## [Task to complete]
Repeat every line of the data exactly, but not the pictures.

## [Supplied material]
· · ·

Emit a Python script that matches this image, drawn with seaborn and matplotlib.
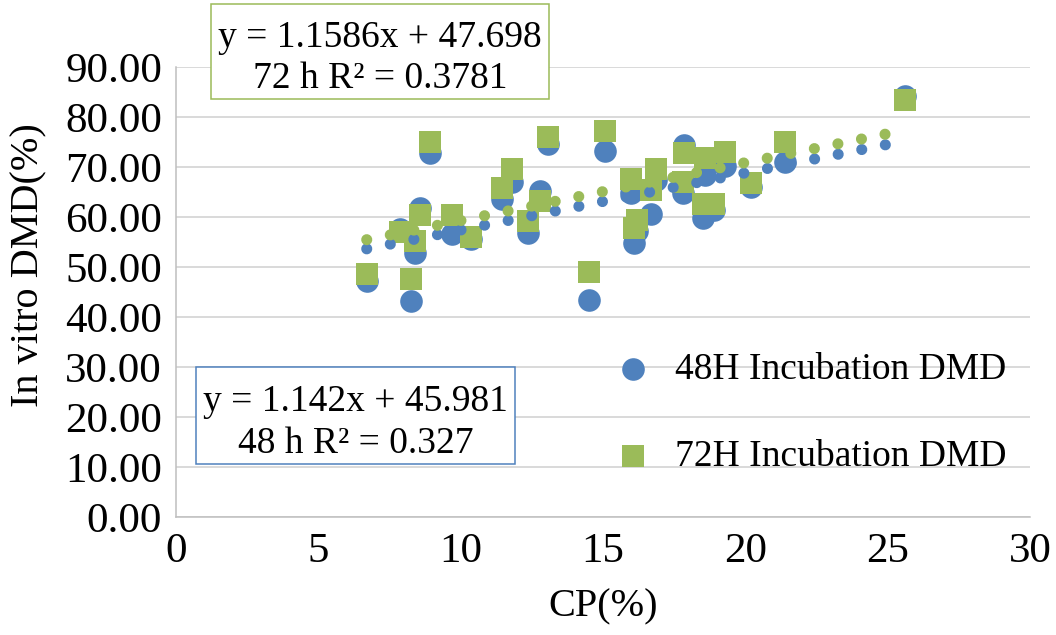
import numpy as np
import pandas as pd
import matplotlib
matplotlib.use("Agg")
import matplotlib.pyplot as plt
from matplotlib.patches import Rectangle
import seaborn as sns

# Crude protein content and in vitro dry-matter digestibility per sample
cp = [6.70, 7.86, 8.26, 8.38, 8.57, 8.92, 9.70, 10.36, 11.45, 11.80,
      12.36, 12.80, 13.07, 14.50, 15.07, 16.00, 16.10, 16.20, 16.70, 16.86,
      17.80, 17.85, 18.50, 18.60, 18.90, 19.30, 20.20, 21.40, 25.60]
dmd_48h = [47.2, 57.6, 43.2, 52.8, 61.8, 72.8, 56.6, 55.6, 63.6, 67.0,
           56.8, 65.2, 74.6, 43.4, 73.2, 64.8, 54.8, 57.2, 60.6, 67.5,
           64.8, 74.4, 59.8, 68.4, 61.4, 70.2, 66.0, 71.0, 84.2]
dmd_72h = [48.6, 57.0, 47.6, 55.2, 60.4, 75.0, 60.4, 56.0, 65.8, 69.6,
           59.2, 63.2, 76.0, 49.0, 77.2, 67.6, 57.8, 59.4, 65.4, 69.6,
           67.0, 72.8, 62.6, 71.8, 62.6, 73.0, 66.8, 75.0, 83.4]

# Linear trendlines (slope, intercept) and their labels
trend_48h = (1.142, 45.981)
trend_72h = (1.1586, 47.698)
eq_48h = ["y = 1.142x + 45.981", "48 h R\u00b2 = 0.327"]
eq_72h = ["y = 1.1586x + 47.698", "72 h R\u00b2 = 0.3781"]

series_names = ["48H Incubation DMD", "72H Incubation DMD"]
x_ticks = [0, 5, 10, 15, 20, 25, 30]
y_ticks = [0, 10, 20, 30, 40, 50, 60, 70, 80, 90]

BLUE = "#4f81bd"
GREEN = "#9bbb59"
GRID = "#d9d9d9"
AXIS = "#bfbfbf"
FS = 27          # legend and equation text
FS_TICK = 31     # tick labels
FS_TITLE = 29    # axis titles

sns.set_style("white")
plt.rcParams["font.family"] = ["Liberation Serif", "DejaVu Serif"]
plt.rcParams["text.color"] = "black"
plt.rcParams["axes.labelcolor"] = "black"
plt.rcParams["lines.scale_dashes"] = False

df = pd.DataFrame({"cp": cp, "h48": dmd_48h, "h72": dmd_72h})

fig = plt.figure(figsize=(10.56, 6.35), dpi=100)
W, H = 1056, 635
ax = fig.add_axes([176 / W, (H - 517) / H, (1030 - 176) / W, (517 - 67) / H])

# Data points: 48 h circles beneath 72 h squares
sns.scatterplot(data=df, x="cp", y="h48", ax=ax, marker="o", s=265,
                color=BLUE, linewidth=0, label=series_names[0], zorder=3)
sns.scatterplot(data=df, x="cp", y="h72", ax=ax, marker="s", s=250,
                color=GREEN, linewidth=0, label=series_names[1], zorder=4)

# Dotted trendlines over the data range
tx = np.array([min(cp), max(cp)])
trend_df = pd.DataFrame({
    "x": tx,
    "y48": trend_48h[0] * tx + trend_48h[1],
    "y72": trend_72h[0] * tx + trend_72h[1],
})
dot_style = dict(linewidth=8, linestyle=(0, (0.01, 17.3)),
                 dash_capstyle="round", legend=False, sort=False,
                 estimator=None)
sns.lineplot(data=trend_df, x="x", y="y48", ax=ax, color=BLUE, zorder=5, **dot_style)
sns.lineplot(data=trend_df, x="x", y="y72", ax=ax, color=GREEN, zorder=6, **dot_style)

# Axes, grid and ticks
ax.set_xlim(0, 30)
ax.set_ylim(0, 90)
ax.set_xticks(x_ticks)
ax.set_yticks(y_ticks)
ax.set_yticklabels([f"{v:.2f}" for v in y_ticks])
ax.yaxis.grid(True, color=GRID, linewidth=1.4, zorder=0)
ax.xaxis.grid(False)
ax.set_axisbelow(True)
for side in ("top", "right"):
    ax.spines[side].set_visible(False)
for side in ("left", "bottom"):
    ax.spines[side].set_color(AXIS)
    ax.spines[side].set_linewidth(1.1)
ax.tick_params(axis="both", which="major", direction="out", length=7,
               width=1.1, color=AXIS, labelsize=FS_TICK, labelcolor="black")
ax.tick_params(axis="x", pad=4)
ax.tick_params(axis="y", pad=3)

ax.set_xlabel("CP(%)", fontsize=FS_TITLE)
ax.set_ylabel("In vitro DMD(%)", fontsize=FS_TITLE)
ax.xaxis.set_label_coords(0.5, -0.158)
ax.yaxis.set_label_coords(-0.150, 0.56)

# Legend without frame
ax.legend(loc="center left", bbox_to_anchor=(614 / W, 1 - 413 / H),
          bbox_transform=fig.transFigure, frameon=False, fontsize=FS,
          handlelength=1.0, handletextpad=0.62, labelspacing=1.40,
          borderpad=0, borderaxespad=0, scatterpoints=1)


def equation_box(x0, y0, x1, y1, lines, baselines, edge):
    fig.patches.append(Rectangle((x0 / W, 1 - y1 / H), (x1 - x0) / W, (y1 - y0) / H,
                                 transform=fig.transFigure, facecolor="white",
                                 edgecolor=edge, linewidth=1.1, zorder=10))
    cx = (x0 + x1) / 2 / W
    for line, base in zip(lines, baselines):
        fig.text(cx, 1 - base / H, line, ha="center", va="baseline",
                 fontsize=FS, zorder=11)


equation_box(211, 4, 549, 99, eq_72h, (47, 88), GREEN)
equation_box(196, 367, 515, 464, eq_48h, (411, 453), BLUE)

fig.savefig("out.png", dpi=100)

· · ·

## [Finished exercise]
Emit a Python script that matches this image, drawn with seaborn and matplotlib.
import numpy as np
import pandas as pd
import matplotlib
matplotlib.use("Agg")
import matplotlib.pyplot as plt
from matplotlib.patches import Rectangle
import seaborn as sns

# Crude protein content and in vitro dry-matter digestibility per sample
cp = [6.70, 7.86, 8.26, 8.38, 8.57, 8.92, 9.70, 10.36, 11.45, 11.80,
      12.36, 12.80, 13.07, 14.50, 15.07, 16.00, 16.10, 16.20, 16.70, 16.86,
      17.80, 17.85, 18.50, 18.60, 18.90, 19.30, 20.20, 21.40, 25.60]
dmd_48h = [47.2, 57.6, 43.2, 52.8, 61.8, 72.8, 56.6, 55.6, 63.6, 67.0,
           56.8, 65.2, 74.6, 43.4, 73.2, 64.8, 54.8, 57.2, 60.6, 67.5,
           64.8, 74.4, 59.8, 68.4, 61.4, 70.2, 66.0, 71.0, 84.2]
dmd_72h = [48.6, 57.0, 47.6, 55.2, 60.4, 75.0, 60.4, 56.0, 65.8, 69.6,
           59.2, 63.2, 76.0, 49.0, 77.2, 67.6, 57.8, 59.4, 65.4, 69.6,
           67.0, 72.8, 62.6, 71.8, 62.6, 73.0, 66.8, 75.0, 83.4]

# Linear trendlines (slope, intercept) and their labels
trend_48h = (1.142, 45.981)
trend_72h = (1.1586, 47.698)
eq_48h = ["y = 1.142x + 45.981", "48 h R\u00b2 = 0.327"]
eq_72h = ["y = 1.1586x + 47.698", "72 h R\u00b2 = 0.3781"]

series_names = ["48H Incubation DMD", "72H Incubation DMD"]
x_ticks = [0, 5, 10, 15, 20, 25, 30]
y_ticks = [0, 10, 20, 30, 40, 50, 60, 70, 80, 90]

BLUE = "#4f81bd"
GREEN = "#9bbb59"
GRID = "#d9d9d9"
AXIS = "#bfbfbf"
FS = 27          # legend and equation text
FS_TICK = 31     # tick labels
FS_TITLE = 29    # axis titles

sns.set_style("white")
plt.rcParams["font.family"] = ["Liberation Serif", "DejaVu Serif"]
plt.rcParams["text.color"] = "black"
plt.rcParams["axes.labelcolor"] = "black"
plt.rcParams["lines.scale_dashes"] = False

df = pd.DataFrame({"cp": cp, "h48": dmd_48h, "h72": dmd_72h})

fig = plt.figure(figsize=(10.56, 6.35), dpi=100)
W, H = 1056, 635
ax = fig.add_axes([176 / W, (H - 517) / H, (1030 - 176) / W, (517 - 67) / H])

# Data points: 48 h circles beneath 72 h squares
sns.scatterplot(data=df, x="cp", y="h48", ax=ax, marker="o", s=265,
                color=BLUE, linewidth=0, label=series_names[0], zorder=3)
sns.scatterplot(data=df, x="cp", y="h72", ax=ax, marker="s", s=250,
                color=GREEN, linewidth=0, label=series_names[1], zorder=4)

# Dotted trendlines over the data range
tx = np.array([min(cp), max(cp)])
trend_df = pd.DataFrame({
    "x": tx,
    "y48": trend_48h[0] * tx + trend_48h[1],
    "y72": trend_72h[0] * tx + trend_72h[1],
})
dot_style = dict(linewidth=8, linestyle=(0, (0.01, 17.3)),
                 dash_capstyle="round", legend=False, sort=False,
                 estimator=None)
sns.lineplot(data=trend_df, x="x", y="y48", ax=ax, color=BLUE, zorder=5, **dot_style)
sns.lineplot(data=trend_df, x="x", y="y72", ax=ax, color=GREEN, zorder=6, **dot_style)

# Axes, grid and ticks
ax.set_xlim(0, 30)
ax.set_ylim(0, 90)
ax.set_xticks(x_ticks)
ax.set_yticks(y_ticks)
ax.set_yticklabels([f"{v:.2f}" for v in y_ticks])
ax.yaxis.grid(True, color=GRID, linewidth=1.4, zorder=0)
ax.xaxis.grid(False)
ax.set_axisbelow(True)
for side in ("top", "right"):
    ax.spines[side].set_visible(False)
for side in ("left", "bottom"):
    ax.spines[side].set_color(AXIS)
    ax.spines[side].set_linewidth(1.1)
ax.tick_params(axis="both", which="major", direction="out", length=7,
               width=1.1, color=AXIS, labelsize=FS_TICK, labelcolor="black")
ax.tick_params(axis="x", pad=4)
ax.tick_params(axis="y", pad=3)

ax.set_xlabel("CP(%)", fontsize=FS_TITLE)
ax.set_ylabel("In vitro DMD(%)", fontsize=FS_TITLE)
ax.xaxis.set_label_coords(0.5, -0.158)
ax.yaxis.set_label_coords(-0.150, 0.56)

# Legend without frame
ax.legend(loc="center left", bbox_to_anchor=(614 / W, 1 - 413 / H),
          bbox_transform=fig.transFigure, frameon=False, fontsize=FS,
          handlelength=1.0, handletextpad=0.62, labelspacing=1.40,
          borderpad=0, borderaxespad=0, scatterpoints=1)


def equation_box(x0, y0, x1, y1, lines, baselines, edge):
    fig.patches.append(Rectangle((x0 / W, 1 - y1 / H), (x1 - x0) / W, (y1 - y0) / H,
                                 transform=fig.transFigure, facecolor="white",
                                 edgecolor=edge, linewidth=1.1, zorder=10))
    cx = (x0 + x1) / 2 / W
    for line, base in zip(lines, baselines):
        fig.text(cx, 1 - base / H, line, ha="center", va="baseline",
                 fontsize=FS, zorder=11)


equation_box(211, 4, 549, 99, eq_72h, (47, 88), GREEN)
equation_box(196, 367, 515, 464, eq_48h, (411, 453), BLUE)

fig.savefig("out.png", dpi=100)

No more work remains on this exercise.